◆ Work instructions ◆
Retype only the lines running from the line that contains "Convert this diagram to TikZ code." to the line that contains "(0,0) rectangle (1081,457);", inclusive, and leave the pictures behind.

◆ Data records ◆
---+---

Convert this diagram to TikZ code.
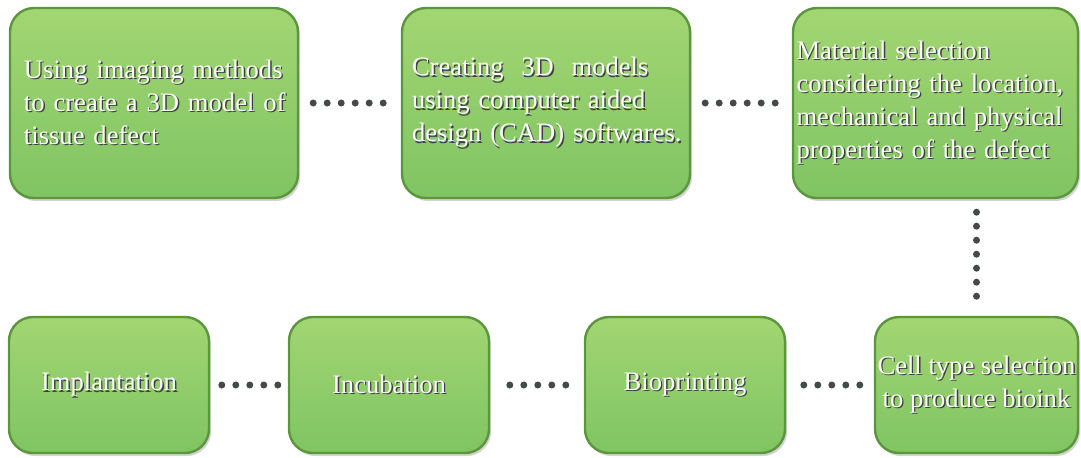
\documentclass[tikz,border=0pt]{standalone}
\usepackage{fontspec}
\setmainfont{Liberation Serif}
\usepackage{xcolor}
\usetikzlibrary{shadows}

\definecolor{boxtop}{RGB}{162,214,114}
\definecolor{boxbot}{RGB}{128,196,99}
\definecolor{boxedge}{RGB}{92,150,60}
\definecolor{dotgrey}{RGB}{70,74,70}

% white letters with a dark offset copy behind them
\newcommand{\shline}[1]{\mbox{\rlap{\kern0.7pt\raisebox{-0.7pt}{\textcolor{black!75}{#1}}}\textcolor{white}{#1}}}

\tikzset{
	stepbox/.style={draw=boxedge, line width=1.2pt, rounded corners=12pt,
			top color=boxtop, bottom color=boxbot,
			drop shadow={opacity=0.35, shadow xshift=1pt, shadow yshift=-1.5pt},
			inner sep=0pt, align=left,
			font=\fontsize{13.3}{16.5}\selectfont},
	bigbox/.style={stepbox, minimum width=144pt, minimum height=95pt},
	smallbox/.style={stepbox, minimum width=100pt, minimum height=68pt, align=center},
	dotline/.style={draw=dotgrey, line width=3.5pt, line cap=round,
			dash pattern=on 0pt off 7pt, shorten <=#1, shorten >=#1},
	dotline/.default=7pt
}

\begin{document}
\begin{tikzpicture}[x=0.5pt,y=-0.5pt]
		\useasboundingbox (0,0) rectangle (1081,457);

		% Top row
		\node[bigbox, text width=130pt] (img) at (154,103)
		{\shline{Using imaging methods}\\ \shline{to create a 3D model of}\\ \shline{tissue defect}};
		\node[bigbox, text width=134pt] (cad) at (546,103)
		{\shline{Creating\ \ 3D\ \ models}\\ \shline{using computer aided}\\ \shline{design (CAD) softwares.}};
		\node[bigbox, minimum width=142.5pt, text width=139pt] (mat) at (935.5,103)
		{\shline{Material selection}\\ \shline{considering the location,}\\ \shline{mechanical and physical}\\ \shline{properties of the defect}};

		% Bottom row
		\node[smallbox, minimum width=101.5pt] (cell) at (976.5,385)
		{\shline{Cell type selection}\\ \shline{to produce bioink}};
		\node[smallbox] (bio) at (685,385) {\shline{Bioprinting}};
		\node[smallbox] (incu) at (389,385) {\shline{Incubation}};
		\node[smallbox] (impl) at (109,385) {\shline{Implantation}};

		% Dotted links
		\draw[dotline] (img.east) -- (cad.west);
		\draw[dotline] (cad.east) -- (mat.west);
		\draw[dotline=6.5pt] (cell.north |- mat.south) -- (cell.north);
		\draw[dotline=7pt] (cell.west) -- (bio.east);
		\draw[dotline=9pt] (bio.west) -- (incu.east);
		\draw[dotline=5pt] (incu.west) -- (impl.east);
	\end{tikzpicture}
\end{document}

---+---

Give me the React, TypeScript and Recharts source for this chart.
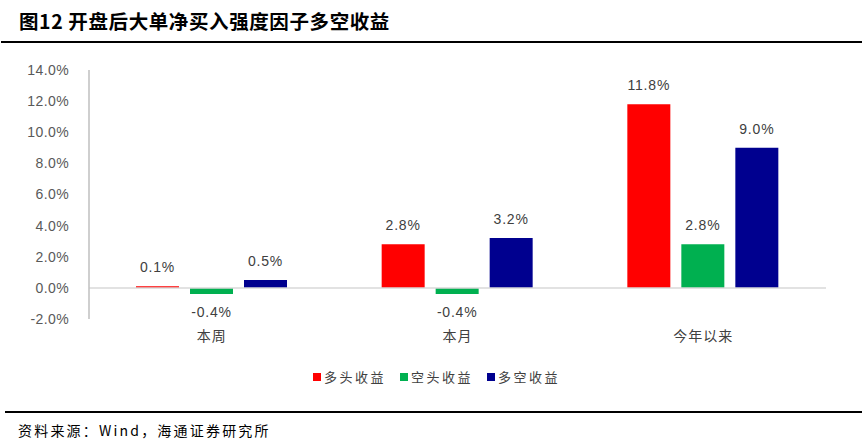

---+---

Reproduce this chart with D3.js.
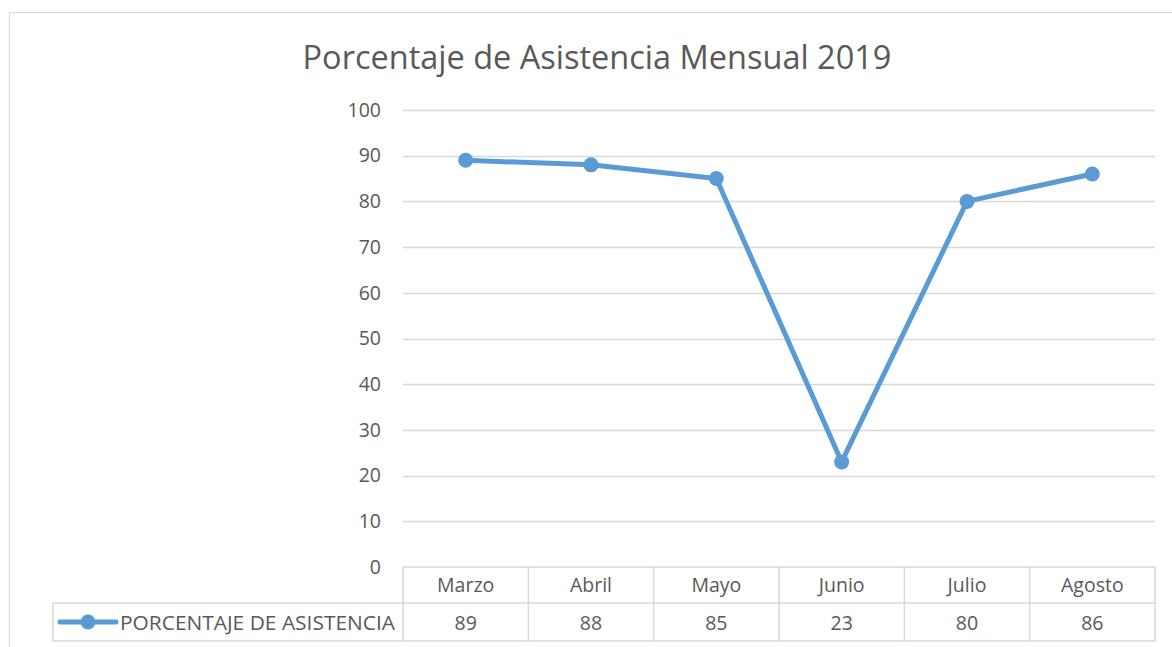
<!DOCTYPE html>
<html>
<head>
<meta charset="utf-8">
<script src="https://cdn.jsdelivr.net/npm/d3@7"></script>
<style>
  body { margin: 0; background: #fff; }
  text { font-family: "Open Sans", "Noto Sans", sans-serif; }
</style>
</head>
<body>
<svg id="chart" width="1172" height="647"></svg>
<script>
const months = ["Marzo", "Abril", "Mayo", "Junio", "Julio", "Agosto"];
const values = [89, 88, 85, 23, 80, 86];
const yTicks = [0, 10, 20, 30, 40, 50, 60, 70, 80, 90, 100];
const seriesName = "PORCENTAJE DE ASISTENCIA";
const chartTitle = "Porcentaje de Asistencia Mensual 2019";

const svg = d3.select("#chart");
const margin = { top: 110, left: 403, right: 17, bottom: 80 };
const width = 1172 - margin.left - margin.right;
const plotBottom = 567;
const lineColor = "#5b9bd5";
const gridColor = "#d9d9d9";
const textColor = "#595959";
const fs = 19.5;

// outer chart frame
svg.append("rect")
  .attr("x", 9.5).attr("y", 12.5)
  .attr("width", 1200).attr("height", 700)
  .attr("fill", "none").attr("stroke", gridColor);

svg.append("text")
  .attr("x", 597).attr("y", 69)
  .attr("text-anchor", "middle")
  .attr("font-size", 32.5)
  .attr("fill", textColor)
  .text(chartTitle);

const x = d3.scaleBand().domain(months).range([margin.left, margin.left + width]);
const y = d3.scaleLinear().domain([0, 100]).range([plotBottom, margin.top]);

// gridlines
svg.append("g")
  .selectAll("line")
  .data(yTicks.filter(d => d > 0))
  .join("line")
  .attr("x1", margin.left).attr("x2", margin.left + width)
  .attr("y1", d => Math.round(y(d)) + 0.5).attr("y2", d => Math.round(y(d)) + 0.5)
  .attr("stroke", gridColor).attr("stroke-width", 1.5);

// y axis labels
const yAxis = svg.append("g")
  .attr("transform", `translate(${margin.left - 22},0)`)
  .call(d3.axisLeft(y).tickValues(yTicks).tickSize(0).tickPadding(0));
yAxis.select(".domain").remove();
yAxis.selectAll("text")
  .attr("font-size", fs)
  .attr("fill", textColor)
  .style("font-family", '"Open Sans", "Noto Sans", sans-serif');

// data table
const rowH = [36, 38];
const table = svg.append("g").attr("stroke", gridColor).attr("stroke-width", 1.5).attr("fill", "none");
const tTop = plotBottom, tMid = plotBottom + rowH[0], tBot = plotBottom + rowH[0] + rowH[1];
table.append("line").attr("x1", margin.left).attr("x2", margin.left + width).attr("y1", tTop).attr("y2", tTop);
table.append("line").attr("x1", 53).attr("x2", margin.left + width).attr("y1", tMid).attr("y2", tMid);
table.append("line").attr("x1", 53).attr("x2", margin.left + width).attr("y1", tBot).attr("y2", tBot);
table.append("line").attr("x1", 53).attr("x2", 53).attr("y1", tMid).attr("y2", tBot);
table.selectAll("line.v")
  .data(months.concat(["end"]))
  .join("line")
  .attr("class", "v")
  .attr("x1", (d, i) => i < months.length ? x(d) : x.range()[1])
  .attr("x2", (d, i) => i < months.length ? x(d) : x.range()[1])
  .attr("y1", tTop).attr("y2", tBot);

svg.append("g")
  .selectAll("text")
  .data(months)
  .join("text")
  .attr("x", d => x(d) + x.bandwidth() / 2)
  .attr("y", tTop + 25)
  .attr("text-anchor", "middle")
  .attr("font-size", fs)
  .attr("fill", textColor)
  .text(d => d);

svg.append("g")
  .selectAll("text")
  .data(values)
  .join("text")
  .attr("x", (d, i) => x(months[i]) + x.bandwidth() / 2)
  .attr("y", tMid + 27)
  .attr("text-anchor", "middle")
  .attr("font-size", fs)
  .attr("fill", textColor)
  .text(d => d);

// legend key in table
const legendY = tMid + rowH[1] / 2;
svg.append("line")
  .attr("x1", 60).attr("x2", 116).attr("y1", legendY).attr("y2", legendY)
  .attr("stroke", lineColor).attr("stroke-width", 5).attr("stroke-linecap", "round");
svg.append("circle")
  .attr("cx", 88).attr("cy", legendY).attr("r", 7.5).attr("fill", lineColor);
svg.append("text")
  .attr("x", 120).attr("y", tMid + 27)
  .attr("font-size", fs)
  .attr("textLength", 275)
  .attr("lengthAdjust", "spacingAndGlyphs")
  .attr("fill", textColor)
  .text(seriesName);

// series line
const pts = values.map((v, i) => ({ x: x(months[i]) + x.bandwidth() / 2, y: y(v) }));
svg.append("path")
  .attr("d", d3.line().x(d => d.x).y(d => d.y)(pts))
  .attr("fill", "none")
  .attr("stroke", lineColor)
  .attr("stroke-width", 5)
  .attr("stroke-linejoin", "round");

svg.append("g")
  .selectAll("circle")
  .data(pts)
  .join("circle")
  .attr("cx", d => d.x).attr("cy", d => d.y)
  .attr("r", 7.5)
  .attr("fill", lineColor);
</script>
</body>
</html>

---+---

◆ Solution to this exercise ◆
Convert this diagram to TikZ code.
\documentclass[tikz,border=0pt]{standalone}
\usepackage{fontspec}
\setmainfont{Liberation Serif}
\usepackage{xcolor}
\usetikzlibrary{shadows}

\definecolor{boxtop}{RGB}{162,214,114}
\definecolor{boxbot}{RGB}{128,196,99}
\definecolor{boxedge}{RGB}{92,150,60}
\definecolor{dotgrey}{RGB}{70,74,70}

% white letters with a dark offset copy behind them
\newcommand{\shline}[1]{\mbox{\rlap{\kern0.7pt\raisebox{-0.7pt}{\textcolor{black!75}{#1}}}\textcolor{white}{#1}}}

\tikzset{
	stepbox/.style={draw=boxedge, line width=1.2pt, rounded corners=12pt,
			top color=boxtop, bottom color=boxbot,
			drop shadow={opacity=0.35, shadow xshift=1pt, shadow yshift=-1.5pt},
			inner sep=0pt, align=left,
			font=\fontsize{13.3}{16.5}\selectfont},
	bigbox/.style={stepbox, minimum width=144pt, minimum height=95pt},
	smallbox/.style={stepbox, minimum width=100pt, minimum height=68pt, align=center},
	dotline/.style={draw=dotgrey, line width=3.5pt, line cap=round,
			dash pattern=on 0pt off 7pt, shorten <=#1, shorten >=#1},
	dotline/.default=7pt
}

\begin{document}
\begin{tikzpicture}[x=0.5pt,y=-0.5pt]
		\useasboundingbox (0,0) rectangle (1081,457);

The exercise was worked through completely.